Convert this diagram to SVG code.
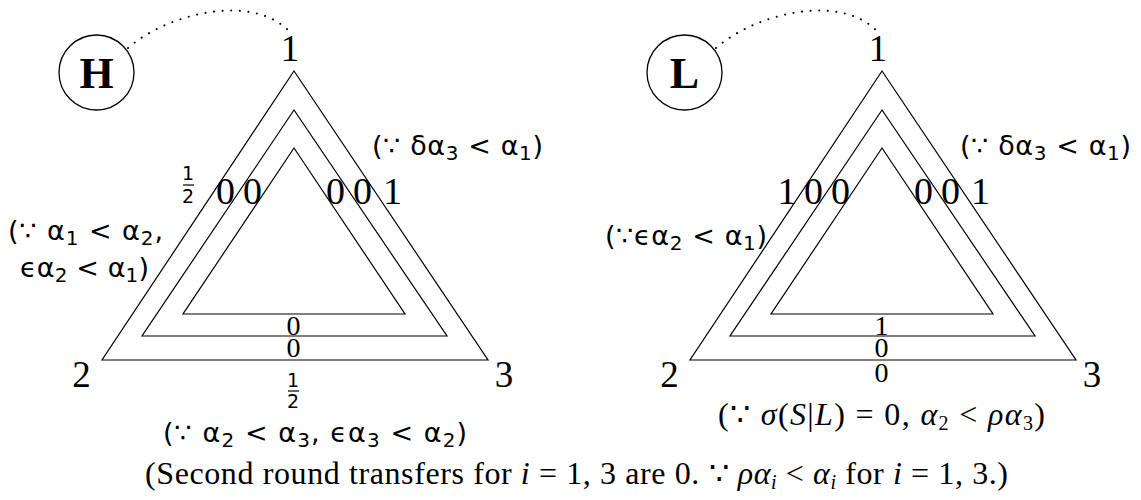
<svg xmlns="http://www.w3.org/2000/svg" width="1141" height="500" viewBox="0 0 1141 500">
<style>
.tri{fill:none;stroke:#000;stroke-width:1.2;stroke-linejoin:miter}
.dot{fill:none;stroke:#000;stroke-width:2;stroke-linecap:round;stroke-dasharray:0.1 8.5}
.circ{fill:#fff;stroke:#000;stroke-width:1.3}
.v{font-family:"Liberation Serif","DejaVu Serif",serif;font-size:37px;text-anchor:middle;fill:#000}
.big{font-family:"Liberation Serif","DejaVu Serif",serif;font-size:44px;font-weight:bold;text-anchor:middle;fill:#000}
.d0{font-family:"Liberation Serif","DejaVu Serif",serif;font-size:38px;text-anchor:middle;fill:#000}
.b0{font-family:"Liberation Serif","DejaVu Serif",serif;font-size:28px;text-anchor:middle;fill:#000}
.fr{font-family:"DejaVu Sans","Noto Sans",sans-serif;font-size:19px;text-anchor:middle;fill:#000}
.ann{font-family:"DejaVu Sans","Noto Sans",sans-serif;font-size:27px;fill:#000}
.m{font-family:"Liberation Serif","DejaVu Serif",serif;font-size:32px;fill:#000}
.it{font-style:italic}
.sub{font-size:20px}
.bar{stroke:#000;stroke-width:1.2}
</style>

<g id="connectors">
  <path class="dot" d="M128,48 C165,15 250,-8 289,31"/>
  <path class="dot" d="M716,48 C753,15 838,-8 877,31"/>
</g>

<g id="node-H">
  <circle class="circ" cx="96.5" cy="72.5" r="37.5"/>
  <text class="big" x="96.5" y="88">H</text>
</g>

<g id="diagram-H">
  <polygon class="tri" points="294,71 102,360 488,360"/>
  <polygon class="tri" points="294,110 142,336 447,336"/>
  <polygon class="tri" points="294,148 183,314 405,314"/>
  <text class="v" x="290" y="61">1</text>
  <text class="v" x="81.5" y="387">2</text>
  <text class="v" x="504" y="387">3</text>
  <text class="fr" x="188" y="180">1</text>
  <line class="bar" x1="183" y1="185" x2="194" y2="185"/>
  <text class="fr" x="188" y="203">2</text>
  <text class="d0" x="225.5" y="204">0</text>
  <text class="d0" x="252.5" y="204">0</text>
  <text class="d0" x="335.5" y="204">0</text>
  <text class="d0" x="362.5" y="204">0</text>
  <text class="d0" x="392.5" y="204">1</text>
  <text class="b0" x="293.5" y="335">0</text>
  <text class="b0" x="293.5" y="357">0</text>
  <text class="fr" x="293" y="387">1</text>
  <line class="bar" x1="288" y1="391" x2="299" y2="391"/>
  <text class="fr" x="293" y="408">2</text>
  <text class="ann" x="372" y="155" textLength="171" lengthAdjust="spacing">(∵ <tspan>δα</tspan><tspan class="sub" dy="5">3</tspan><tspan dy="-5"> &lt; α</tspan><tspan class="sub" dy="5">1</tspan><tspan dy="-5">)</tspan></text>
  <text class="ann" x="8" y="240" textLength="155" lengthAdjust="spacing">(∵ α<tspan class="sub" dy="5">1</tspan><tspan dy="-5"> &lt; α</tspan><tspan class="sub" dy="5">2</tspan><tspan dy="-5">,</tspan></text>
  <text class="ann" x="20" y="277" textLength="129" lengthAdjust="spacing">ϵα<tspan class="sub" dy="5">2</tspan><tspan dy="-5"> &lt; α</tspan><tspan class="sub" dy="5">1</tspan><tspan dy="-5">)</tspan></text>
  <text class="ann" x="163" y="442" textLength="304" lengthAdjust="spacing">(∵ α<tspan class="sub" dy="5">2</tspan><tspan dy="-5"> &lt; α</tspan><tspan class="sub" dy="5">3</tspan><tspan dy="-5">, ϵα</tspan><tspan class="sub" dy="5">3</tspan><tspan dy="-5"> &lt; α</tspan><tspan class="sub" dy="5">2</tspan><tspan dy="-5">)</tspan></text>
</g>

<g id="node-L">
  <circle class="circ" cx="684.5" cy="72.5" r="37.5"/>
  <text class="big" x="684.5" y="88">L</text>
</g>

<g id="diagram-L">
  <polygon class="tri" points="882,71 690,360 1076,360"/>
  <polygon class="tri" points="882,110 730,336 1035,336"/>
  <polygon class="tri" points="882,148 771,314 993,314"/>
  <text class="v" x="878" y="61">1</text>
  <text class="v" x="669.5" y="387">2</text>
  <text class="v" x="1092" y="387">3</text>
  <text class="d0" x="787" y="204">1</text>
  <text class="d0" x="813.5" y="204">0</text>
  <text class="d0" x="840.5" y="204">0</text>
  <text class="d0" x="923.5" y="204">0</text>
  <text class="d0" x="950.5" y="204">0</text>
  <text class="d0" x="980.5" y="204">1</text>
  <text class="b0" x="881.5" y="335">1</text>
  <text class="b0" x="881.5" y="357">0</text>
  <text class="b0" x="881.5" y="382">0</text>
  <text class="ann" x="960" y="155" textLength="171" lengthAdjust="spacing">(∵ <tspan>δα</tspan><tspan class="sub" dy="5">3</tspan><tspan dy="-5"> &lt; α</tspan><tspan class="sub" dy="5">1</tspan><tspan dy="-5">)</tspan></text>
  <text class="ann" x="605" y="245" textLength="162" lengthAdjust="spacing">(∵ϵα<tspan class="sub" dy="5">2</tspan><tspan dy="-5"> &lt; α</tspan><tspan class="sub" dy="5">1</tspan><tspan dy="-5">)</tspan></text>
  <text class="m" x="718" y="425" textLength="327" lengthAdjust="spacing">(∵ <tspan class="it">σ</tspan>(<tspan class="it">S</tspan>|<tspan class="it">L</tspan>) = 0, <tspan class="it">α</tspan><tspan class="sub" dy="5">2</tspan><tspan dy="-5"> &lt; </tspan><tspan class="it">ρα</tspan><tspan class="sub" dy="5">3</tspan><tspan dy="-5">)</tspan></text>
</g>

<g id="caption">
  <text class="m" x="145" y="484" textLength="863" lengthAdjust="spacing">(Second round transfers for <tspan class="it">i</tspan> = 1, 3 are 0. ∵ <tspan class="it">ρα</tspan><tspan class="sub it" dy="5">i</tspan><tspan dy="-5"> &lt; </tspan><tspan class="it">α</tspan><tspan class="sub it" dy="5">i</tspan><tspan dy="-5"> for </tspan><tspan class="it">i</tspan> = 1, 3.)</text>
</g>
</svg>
· · · · ·
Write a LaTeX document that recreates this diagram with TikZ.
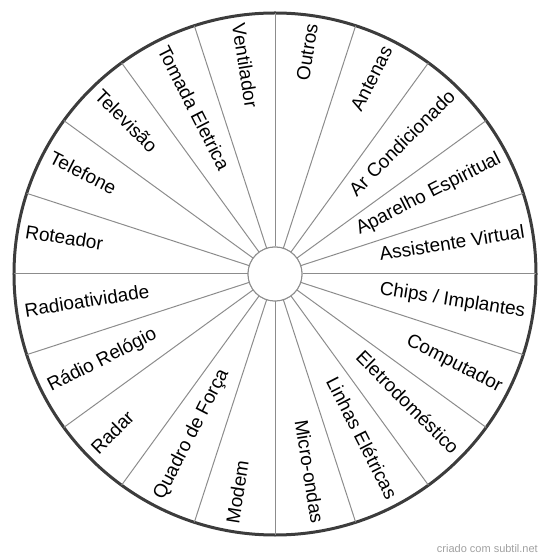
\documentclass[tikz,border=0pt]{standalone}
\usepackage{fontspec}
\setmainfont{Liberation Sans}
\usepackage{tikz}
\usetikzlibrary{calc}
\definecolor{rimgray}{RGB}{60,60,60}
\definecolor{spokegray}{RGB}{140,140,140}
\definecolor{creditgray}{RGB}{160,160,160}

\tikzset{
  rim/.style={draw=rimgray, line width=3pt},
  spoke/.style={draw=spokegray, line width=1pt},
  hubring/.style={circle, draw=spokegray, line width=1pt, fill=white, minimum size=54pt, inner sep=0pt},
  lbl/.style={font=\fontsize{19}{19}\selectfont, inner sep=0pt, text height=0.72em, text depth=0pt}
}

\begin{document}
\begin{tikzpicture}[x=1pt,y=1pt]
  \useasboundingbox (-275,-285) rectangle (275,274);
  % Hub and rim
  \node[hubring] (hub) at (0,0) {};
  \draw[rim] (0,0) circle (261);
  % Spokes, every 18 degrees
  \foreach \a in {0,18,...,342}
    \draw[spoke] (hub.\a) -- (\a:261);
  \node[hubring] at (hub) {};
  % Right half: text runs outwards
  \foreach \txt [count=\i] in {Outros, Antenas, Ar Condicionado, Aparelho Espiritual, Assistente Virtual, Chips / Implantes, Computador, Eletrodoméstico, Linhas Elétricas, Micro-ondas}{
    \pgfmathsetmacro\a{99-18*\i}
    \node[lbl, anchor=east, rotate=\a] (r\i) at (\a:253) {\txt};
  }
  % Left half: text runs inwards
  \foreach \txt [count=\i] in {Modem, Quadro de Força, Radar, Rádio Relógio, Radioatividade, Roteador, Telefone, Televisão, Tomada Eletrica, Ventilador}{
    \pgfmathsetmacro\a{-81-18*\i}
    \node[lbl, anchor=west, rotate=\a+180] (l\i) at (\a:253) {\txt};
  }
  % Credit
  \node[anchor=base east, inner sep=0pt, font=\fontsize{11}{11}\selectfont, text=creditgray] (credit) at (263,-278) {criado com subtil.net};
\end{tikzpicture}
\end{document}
· · · · ·
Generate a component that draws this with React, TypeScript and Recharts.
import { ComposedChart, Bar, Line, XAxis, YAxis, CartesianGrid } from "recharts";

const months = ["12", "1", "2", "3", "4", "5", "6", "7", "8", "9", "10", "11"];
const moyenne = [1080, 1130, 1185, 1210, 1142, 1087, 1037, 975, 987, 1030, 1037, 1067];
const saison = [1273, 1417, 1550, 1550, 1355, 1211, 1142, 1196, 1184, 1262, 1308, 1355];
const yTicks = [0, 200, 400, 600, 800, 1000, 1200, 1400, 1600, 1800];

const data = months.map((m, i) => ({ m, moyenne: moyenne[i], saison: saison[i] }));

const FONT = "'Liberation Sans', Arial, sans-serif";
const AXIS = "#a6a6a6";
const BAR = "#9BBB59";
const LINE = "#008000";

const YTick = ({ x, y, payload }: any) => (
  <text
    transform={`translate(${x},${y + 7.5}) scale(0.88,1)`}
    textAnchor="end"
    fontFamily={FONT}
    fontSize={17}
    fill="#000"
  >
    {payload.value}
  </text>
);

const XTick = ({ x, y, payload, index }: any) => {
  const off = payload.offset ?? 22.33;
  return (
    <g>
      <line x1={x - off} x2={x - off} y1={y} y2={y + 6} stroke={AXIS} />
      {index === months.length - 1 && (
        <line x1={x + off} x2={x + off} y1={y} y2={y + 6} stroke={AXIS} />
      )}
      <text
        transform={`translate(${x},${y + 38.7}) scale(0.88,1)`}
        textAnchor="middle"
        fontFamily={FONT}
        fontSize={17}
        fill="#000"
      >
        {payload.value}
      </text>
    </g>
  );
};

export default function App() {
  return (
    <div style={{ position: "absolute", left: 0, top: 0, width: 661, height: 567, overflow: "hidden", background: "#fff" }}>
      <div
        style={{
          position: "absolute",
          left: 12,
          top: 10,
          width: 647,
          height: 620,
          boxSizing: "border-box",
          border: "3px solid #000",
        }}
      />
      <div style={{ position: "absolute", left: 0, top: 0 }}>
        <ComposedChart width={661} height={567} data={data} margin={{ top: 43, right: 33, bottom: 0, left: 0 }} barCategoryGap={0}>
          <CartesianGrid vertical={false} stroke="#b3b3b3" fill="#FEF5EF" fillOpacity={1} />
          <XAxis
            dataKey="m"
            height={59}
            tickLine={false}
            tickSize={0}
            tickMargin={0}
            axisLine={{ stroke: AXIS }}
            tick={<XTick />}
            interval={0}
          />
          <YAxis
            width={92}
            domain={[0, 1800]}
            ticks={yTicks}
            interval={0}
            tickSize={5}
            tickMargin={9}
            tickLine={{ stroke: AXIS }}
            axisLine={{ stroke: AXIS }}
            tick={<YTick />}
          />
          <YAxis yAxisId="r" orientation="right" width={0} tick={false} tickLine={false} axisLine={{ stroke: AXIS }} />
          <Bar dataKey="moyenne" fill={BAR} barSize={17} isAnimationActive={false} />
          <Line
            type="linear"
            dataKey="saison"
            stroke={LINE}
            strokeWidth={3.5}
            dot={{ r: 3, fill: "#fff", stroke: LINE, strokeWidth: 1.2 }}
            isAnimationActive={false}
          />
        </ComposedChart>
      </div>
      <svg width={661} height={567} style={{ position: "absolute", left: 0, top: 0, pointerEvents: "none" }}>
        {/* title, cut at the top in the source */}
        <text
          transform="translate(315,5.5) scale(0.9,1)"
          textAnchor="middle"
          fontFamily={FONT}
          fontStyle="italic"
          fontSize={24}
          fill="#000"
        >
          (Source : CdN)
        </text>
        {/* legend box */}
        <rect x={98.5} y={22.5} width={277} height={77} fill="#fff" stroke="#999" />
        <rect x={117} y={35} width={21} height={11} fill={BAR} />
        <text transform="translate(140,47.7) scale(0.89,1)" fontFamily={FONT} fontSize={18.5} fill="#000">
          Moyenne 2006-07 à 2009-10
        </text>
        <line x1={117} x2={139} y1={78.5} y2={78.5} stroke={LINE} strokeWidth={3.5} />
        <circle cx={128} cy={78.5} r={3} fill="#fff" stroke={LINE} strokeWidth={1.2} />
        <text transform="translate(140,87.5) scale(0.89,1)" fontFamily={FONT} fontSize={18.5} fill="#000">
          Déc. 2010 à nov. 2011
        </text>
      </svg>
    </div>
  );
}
· · · · ·
## DIRECTION
In the listing above, find the line containing "Generate a component" and the line containing "XAxis, YAxis, CartesianGrid", then quote both, plus every line between them, exactly as written.

## REPLY TO THE TASK
Generate a component that draws this with React, TypeScript and Recharts.
import { ComposedChart, Bar, Line, XAxis, YAxis, CartesianGrid } from "recharts";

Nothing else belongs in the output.